Pour ne pas manquer le départ, ma mère m’avait accompagné à Saint-Denis depuis la veille. Nous étions descendus dans une de ces pensions de famille qui faisaient le bonheur de tous ceux, venus des quatre coins de l’île, qui travaillaient dans le chef-lieu. Enseignante de son état, ma Mère avait obtenu une autorisation d’absence de quelques heures pour accompagner son fils à l’aéroport. L’Education Nationale était chiche des autorisations d’absence et ne les accordait qu’au compte-gouttes.

Ce vendredi 18 septembre, le « super-constellation » aux couleurs de la Compagnie Air-France, devait décoller à huit heures et vingt minutes. Les vols de la compagnie nationale ne souffraient pas de retards comme aujourd’hui. Les passagers avaient intérêt à se présenter au comptoir d’enregistrement à l’heure prévue. Tôt le matin, ma mère et moi étions montés dans le taxi qui devait nous conduire à l’aéroport de Gillot. Perdus dans nos pensées, nous n’avions pas échangé un seul mot, pendant tout le trajet. Le chauffeur de taxi, silencieux lui aussi, m’avait donné le sentiment de partager notre tristesse.

Dans le hall de l’aérogare, mes camarades, arrivés un peu plus tôt, commençaient à se faire du souci pour leur « mascotte ». Dans les années cinquante, l’aérogare n’était qu’un modeste bâtiment qui avait du mal à accueillir tous ceux qui accompagnaient un parent, ou un ami. Après m’avoir serré dans ses bras, une dernière fois, ma mère était partie sans se retourner, avant de monter dans le taxi stationné à proximité. A partir de cet instant, l’enfant gâté avait eu beaucoup de mal à cacher son chagrin, tandis que ses camarades se relayaient pour le réconforter.

Passés ces moments d’intense émotion, l’inquiétude commençait à me gagner. Je n’avais jamais vu un avion de ligne, d’aussi prêt. Sous les premiers rayons de soleil, l’appareil, stationné sur le tarmac, brillait de mille feux tandis que je m’interrogeais sur ses capacités à nous faire traverser l’océan. Au pied de la passerelle, une hôtesse accueillait les premiers voyageurs ; son sourire m’avait rassuré et encouragé à monter dans l’appareil. Il devait être huit heures et vingt minutes lorsque l’avion, baptisé « Ciel de Provence », avait commencé à rouler sur la piste…

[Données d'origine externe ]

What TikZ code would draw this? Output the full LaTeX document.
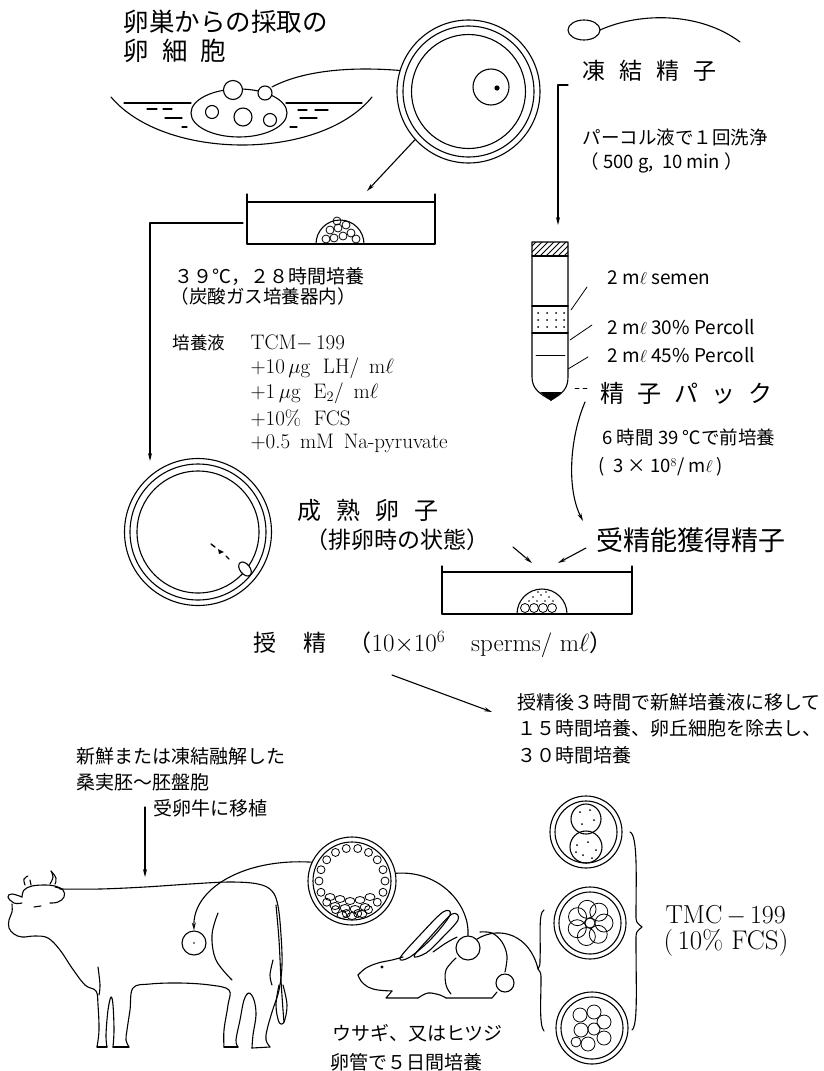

Ce vendredi 18 septembre 2009, mes pensées vont à deux de nos camarades qui ne sont déjà plus de ce monde. Je veux parler de Guy, qui nous a quittés en 1968, et d’Axel disparu dans le courant de cette année. On a bien raison de dire que le temps passe vite, parfois même un peu trop vite…

Si vous êtes intéressés, je vous inviterai, peut-être un jour, à poursuivre cette aventure en notre compagnie. Que d’événements se sont produits depuis qui suffiraient à remplir les pages d’un livre…d’un livre de poche.